Cezaevine vardığında çocukların “Bizi kurtarın” diye ağladığını ve bağırdığını duyduğunu söyleyen B. R. “Ben geldikten yarım saat sonra sorgu sırası bana geldi. Protestolara neden çıktınız? Sloganlarla mı cevap veriyorsun? diye sorular yönelttiler. Doldurmam için bir sürü kağıt ve form verdiler. Daha  sonra beni tekrar küçük, karanlık bir odaya götürdüler. Sonra biri yanıma geldi ve 'ben başsavcıyım, söyle neden oradaydı’ diye sordu” sözleri ile gözaltında yaşadıklarına dikkat çekti.

Gözaltında işkence

“Beni kadınların çırılçıplak aradıkları, küfrettikleri ve dövdükleri hücreye koydular” diyerek, yaşanan insanlık dışı uygulamalara işaret eden B.R. “Sonra beni yaklaşık altı metre uzunluğunda, banyosu ve tuvaleti, üstünde küçük penceresi olan bir hücreye götürdüler. Sönen ve yanan ve insanı çıldırtan ışıkların olduğu hücredeydim. Hücre tamamen fayans olduğu için çok üşüyordum ve çoğu zaman klimayı açıyorlardı” şeklinde konuştu.

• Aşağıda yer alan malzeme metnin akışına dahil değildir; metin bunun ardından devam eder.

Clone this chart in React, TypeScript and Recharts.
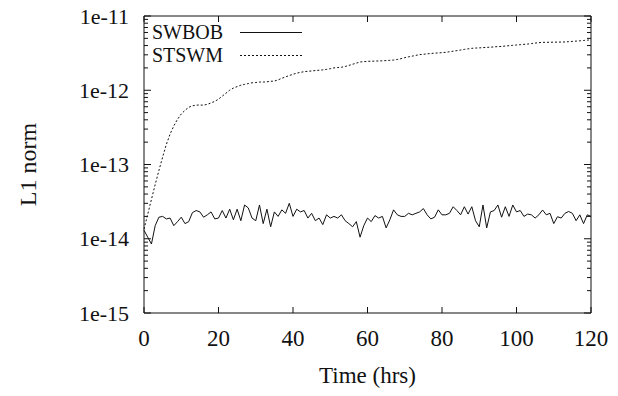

Dernek faaliyetleri soruldu

Tekrar sorguya alındığını belirten B.R. dernek faaliyetleri nedeniyle suçlandığını söyledi. Zaxo ve Kandil dağlarına neden gittiği yönünde de sorular sorulduğunu kaydeden B.R. “Ben de oraya gitmediğimi, o dağlara gitsem bile diğer dağlar gibi tırmanmaya çalışırdım dedim. Uzun yıllar önce Newroz’da o dağlara gittiğimi biliyorlardı. Üniversitelerin faaliyetleri ve hangi faaliyetleri yaptıklarını sordular” dedi. B.R. tatil günleri hariç her gün 6 ila 7 saat sorguya çekildiğini ve hakkındaki tüm suçlamaların ardından son gün kendisine suç işlemediği ve özgür olduğu söylendiğini belirtti.

Kefaletle serbest bırakıldı

Serbest bırakılmadığını ve 8’inci gün tekrar sorguya alındığını sözlerine ekleyen B.R. ailesinin kendisini görmesine izin verilmediğini aktardı. Daha sonra ailesinin kendisini görmeye geldiği ve görüştürmedikleri gün tansiyonun düştüğünü ve tekrar hücreye alındığını ifade eden B.R. “Sonra gelip eşyalarımı üzerime attılar. Bunca yalan ve uydurma senaryodan sonra ‘serbestsin’ dediler. On günden fazla ışığı görmediğim için gözlerim şişti. Kefaletle serbest bırakıldım. Tutuklu sayısının çok olması nedeniyle sağlık ve yemek koşulları çok kötüydü. Orada yatacak yer yoktu. Birçok çocuk yaralandı ve vuruldu. Birçok politikacı sebepsiz yere tutuklandı” şeklinde konuştu.